Finally, we turn to Officer Doe‘s negligence theory. Officer Doe alleges that Mckesson was negligent for organizing and leading the Baton Rouge demonstration because he “knew or should have known” that the demonstration would turn violent. We agree as follows.
Louisiana Civil Code article 2315 provides that “[e]very act whatever of man that causes damage to another obliges him by whose fault it happened to repair it.” The Louisiana Supreme Court has adopted a “duty-risk” analysis for assigning tort liability under a negligence theory. This theory requires a plaintiff to establish that (1) the plaintiff suffered an injury; (2) the defendant owed a duty of care to the plaintiff; (3) the duty was breached by the defendant; (4) the conduct in question was the cause-in-fact of the resulting harm; and (5) the risk of harm was within the scope of protection afforded by the duty breached. Lazard v. Foti, 859 So. 2d 656, 659 (La. 2003). Whether a defendant owes a plaintiff a duty is a question of law. Posecai v. Wal-Mart Stores, Inc., 752 So. 2d 762, 766 (La. 1999); see Bursztajn v. United States, 367 F.3d 485, 489 (5th Cir. 2004) (“Under Louisiana law, the existence of a duty presents a question of law that ‘varies depending on the facts, circumstances, and context of each case and is limited by the particular risk, harm, and plaintiff involved.‘” (quoting Dupre v. Chevron U.S.A., Inc., 20 F.3d 154, 157 (5th Cir. 1994))). There is a “universal duty on the part of the defendant in negligence cases to use reasonable care so as to avoid injury to another.” Boykin v. La. Transit Co., 707 So. 2d 1225, 1231 (La. 1998). Louisiana courts elucidate specific duties of care based on consideration of
various moral, social, and economic factors, including the fairness of imposing liability; the economic impact on the defendant and on similarly situated parties; the need for an incentive to prevent future harm; the nature of defendant‘s activity; the potential for an unmanageable flow of litigation; the historical development of
precedent; and the direction in which society and its institutions are evolving.

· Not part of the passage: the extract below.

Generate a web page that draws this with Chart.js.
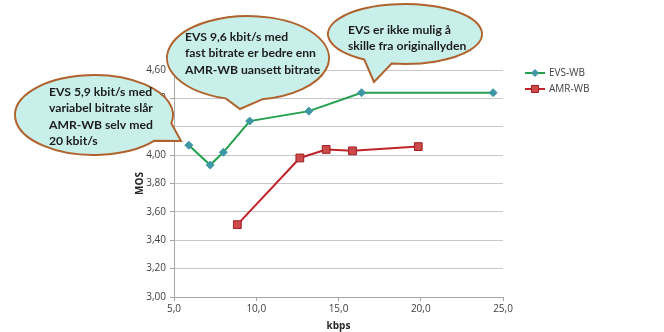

Posecai, 752 So. 2d at 766.
We first note that this case comes before us from a dismissal on the pleadings alone. In this context, we find that Officer Doe has plausibly alleged that Mckesson breached his duty of reasonable care in the course of organizing and leading the Baton Rouge demonstration. The complaint alleges that Mckesson planned to block a public highway as part of the protest. And the complaint specifically alleges that Mckesson was in charge of the protests and was seen and heard giving orders throughout the day and night of the protests. Blocking a public highway is a criminal act under Louisiana law. See
By ignoring the foreseeable risk of violence that his actions created, Mckesson failed to exercise reasonable care in conducting his demonstration. This is not, as the dissenting opinion contends, a “duty to protect others from the criminal activities of third persons.” See Posecai, 752 So. 2d at 766. Louisiana does not recognize such a duty. It does, however, recognize a duty not to negligently cause a third party to commit a crime that is a foreseeable consequence of negligence. See Brown v. Tesack, 566 So. 2d 955 (La. 1990). The former means a business owner has no duty to provide security guards in its parking lot if there is a very low risk of crime. See Posecai, 752 So. 2d at 770. The latter means a school can be liable when it negligently disposes of flammable material in an unsecured dumpster and local children use the liquid to burn another child. See Brown, 566 So. 2d at 957. That latter rule applies here too: Mckesson owed Doe a duty not to negligently precipitate the crime of a third party. And a jury could plausibly find that a violent confrontation with a police officer was a foreseeable effect of negligently directing a protest.6
The amended complaint only bolsters these conclusions. It specifically alleges that Mckesson led protestors down a public highway in an attempt to block the interstate. The protestors followed. During this unlawful act, Mckesson knew he was in violation of law and livestreamed his arrest. Finally, the plaintiff‘s injury was suffered during this unlawful action. The amended complaint alleges that it was during this struggle of the protestors to reach the interstate that Officer Doe was struck by a piece of concrete or rock-like object. It is an uncontroversial proposition of tort law that intentionally breaking, and encouraging others to break, the law is relevant to the reasonableness of one‘s actions.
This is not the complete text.